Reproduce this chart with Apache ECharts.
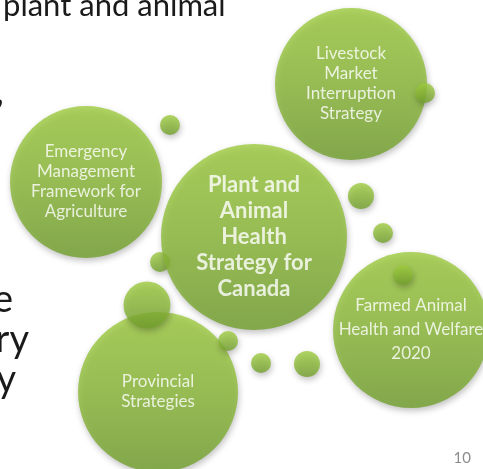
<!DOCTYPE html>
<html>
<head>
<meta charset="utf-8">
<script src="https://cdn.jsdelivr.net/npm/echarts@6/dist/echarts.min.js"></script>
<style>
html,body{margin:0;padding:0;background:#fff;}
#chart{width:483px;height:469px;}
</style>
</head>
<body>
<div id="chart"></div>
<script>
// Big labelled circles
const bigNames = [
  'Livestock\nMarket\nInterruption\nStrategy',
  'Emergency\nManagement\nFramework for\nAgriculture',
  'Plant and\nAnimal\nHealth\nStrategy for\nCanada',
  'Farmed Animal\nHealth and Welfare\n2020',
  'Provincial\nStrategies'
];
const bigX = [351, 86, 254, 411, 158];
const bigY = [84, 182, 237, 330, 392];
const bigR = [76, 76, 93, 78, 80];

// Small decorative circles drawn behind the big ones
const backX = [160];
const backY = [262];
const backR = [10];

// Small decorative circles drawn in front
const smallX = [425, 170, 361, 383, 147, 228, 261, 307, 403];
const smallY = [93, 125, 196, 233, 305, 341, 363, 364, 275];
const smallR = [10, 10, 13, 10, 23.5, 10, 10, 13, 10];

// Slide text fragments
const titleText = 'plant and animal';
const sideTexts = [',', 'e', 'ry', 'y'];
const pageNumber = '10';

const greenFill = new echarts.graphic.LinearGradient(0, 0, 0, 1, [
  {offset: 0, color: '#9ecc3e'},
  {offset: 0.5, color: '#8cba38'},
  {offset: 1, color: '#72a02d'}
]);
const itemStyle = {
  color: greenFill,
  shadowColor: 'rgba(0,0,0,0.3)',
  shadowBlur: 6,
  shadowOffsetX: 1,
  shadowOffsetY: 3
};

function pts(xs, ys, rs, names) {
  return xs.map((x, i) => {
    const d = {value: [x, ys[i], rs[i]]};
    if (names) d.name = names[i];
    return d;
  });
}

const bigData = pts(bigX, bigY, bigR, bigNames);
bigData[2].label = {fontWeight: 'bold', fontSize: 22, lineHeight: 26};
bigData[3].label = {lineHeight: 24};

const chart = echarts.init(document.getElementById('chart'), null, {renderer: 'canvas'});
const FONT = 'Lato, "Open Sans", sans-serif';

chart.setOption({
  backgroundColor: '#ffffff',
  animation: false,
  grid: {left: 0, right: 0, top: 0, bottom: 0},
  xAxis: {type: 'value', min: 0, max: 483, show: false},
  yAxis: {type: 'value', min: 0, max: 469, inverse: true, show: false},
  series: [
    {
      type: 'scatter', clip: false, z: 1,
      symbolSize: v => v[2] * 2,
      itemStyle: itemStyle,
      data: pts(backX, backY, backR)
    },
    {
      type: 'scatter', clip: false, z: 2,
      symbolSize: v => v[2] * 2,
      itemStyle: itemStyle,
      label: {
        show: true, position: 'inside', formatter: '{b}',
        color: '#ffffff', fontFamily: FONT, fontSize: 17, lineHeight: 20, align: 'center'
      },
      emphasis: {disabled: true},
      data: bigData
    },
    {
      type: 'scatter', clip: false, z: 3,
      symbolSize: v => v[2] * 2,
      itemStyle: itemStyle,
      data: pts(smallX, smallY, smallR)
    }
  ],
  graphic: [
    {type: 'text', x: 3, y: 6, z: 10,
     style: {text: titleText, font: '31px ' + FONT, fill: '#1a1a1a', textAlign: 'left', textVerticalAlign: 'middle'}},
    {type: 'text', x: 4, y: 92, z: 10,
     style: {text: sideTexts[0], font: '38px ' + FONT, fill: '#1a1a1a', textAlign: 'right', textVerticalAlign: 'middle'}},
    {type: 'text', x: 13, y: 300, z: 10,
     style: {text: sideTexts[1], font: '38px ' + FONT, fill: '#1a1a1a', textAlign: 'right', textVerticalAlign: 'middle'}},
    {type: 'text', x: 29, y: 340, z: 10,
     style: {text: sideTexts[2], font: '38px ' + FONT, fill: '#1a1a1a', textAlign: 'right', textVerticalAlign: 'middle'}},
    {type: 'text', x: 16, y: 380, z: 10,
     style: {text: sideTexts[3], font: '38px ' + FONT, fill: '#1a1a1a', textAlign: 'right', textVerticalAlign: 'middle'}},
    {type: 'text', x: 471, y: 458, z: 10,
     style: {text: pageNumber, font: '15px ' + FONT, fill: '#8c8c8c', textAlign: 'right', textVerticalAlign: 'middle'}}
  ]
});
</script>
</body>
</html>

**DIRECTION:** From the data above, write out everything exactly except the pictures.

**RESULT FOR THIS EXERCISE:**
Reproduce this chart with Apache ECharts.
<!DOCTYPE html>
<html>
<head>
<meta charset="utf-8">
<script src="https://cdn.jsdelivr.net/npm/echarts@6/dist/echarts.min.js"></script>
<style>
html,body{margin:0;padding:0;background:#fff;}
#chart{width:483px;height:469px;}
</style>
</head>
<body>
<div id="chart"></div>
<script>
// Big labelled circles
const bigNames = [
  'Livestock\nMarket\nInterruption\nStrategy',
  'Emergency\nManagement\nFramework for\nAgriculture',
  'Plant and\nAnimal\nHealth\nStrategy for\nCanada',
  'Farmed Animal\nHealth and Welfare\n2020',
  'Provincial\nStrategies'
];
const bigX = [351, 86, 254, 411, 158];
const bigY = [84, 182, 237, 330, 392];
const bigR = [76, 76, 93, 78, 80];

// Small decorative circles drawn behind the big ones
const backX = [160];
const backY = [262];
const backR = [10];

// Small decorative circles drawn in front
const smallX = [425, 170, 361, 383, 147, 228, 261, 307, 403];
const smallY = [93, 125, 196, 233, 305, 341, 363, 364, 275];
const smallR = [10, 10, 13, 10, 23.5, 10, 10, 13, 10];

// Slide text fragments
const titleText = 'plant and animal';
const sideTexts = [',', 'e', 'ry', 'y'];
const pageNumber = '10';

const greenFill = new echarts.graphic.LinearGradient(0, 0, 0, 1, [
  {offset: 0, color: '#9ecc3e'},
  {offset: 0.5, color: '#8cba38'},
  {offset: 1, color: '#72a02d'}
]);
const itemStyle = {
  color: greenFill,
  shadowColor: 'rgba(0,0,0,0.3)',
  shadowBlur: 6,
  shadowOffsetX: 1,
  shadowOffsetY: 3
};

function pts(xs, ys, rs, names) {
  return xs.map((x, i) => {
    const d = {value: [x, ys[i], rs[i]]};
    if (names) d.name = names[i];
    return d;
  });
}

const bigData = pts(bigX, bigY, bigR, bigNames);
bigData[2].label = {fontWeight: 'bold', fontSize: 22, lineHeight: 26};
bigData[3].label = {lineHeight: 24};

const chart = echarts.init(document.getElementById('chart'), null, {renderer: 'canvas'});
const FONT = 'Lato, "Open Sans", sans-serif';

chart.setOption({
  backgroundColor: '#ffffff',
  animation: false,
  grid: {left: 0, right: 0, top: 0, bottom: 0},
  xAxis: {type: 'value', min: 0, max: 483, show: false},
  yAxis: {type: 'value', min: 0, max: 469, inverse: true, show: false},
  series: [
    {
      type: 'scatter', clip: false, z: 1,
      symbolSize: v => v[2] * 2,
      itemStyle: itemStyle,
      data: pts(backX, backY, backR)
    },
    {
      type: 'scatter', clip: false, z: 2,
      symbolSize: v => v[2] * 2,
      itemStyle: itemStyle,
      label: {
        show: true, position: 'inside', formatter: '{b}',
        color: '#ffffff', fontFamily: FONT, fontSize: 17, lineHeight: 20, align: 'center'
      },
      emphasis: {disabled: true},
      data: bigData
    },
    {
      type: 'scatter', clip: false, z: 3,
      symbolSize: v => v[2] * 2,
      itemStyle: itemStyle,
      data: pts(smallX, smallY, smallR)
    }
  ],
  graphic: [
    {type: 'text', x: 3, y: 6, z: 10,
     style: {text: titleText, font: '31px ' + FONT, fill: '#1a1a1a', textAlign: 'left', textVerticalAlign: 'middle'}},
    {type: 'text', x: 4, y: 92, z: 10,
     style: {text: sideTexts[0], font: '38px ' + FONT, fill: '#1a1a1a', textAlign: 'right', textVerticalAlign: 'middle'}},
    {type: 'text', x: 13, y: 300, z: 10,
     style: {text: sideTexts[1], font: '38px ' + FONT, fill: '#1a1a1a', textAlign: 'right', textVerticalAlign: 'middle'}},
    {type: 'text', x: 29, y: 340, z: 10,
     style: {text: sideTexts[2], font: '38px ' + FONT, fill: '#1a1a1a', textAlign: 'right', textVerticalAlign: 'middle'}},
    {type: 'text', x: 16, y: 380, z: 10,
     style: {text: sideTexts[3], font: '38px ' + FONT, fill: '#1a1a1a', textAlign: 'right', textVerticalAlign: 'middle'}},
    {type: 'text', x: 471, y: 458, z: 10,
     style: {text: pageNumber, font: '15px ' + FONT, fill: '#8c8c8c', textAlign: 'right', textVerticalAlign: 'middle'}}
  ]
});
</script>
</body>
</html>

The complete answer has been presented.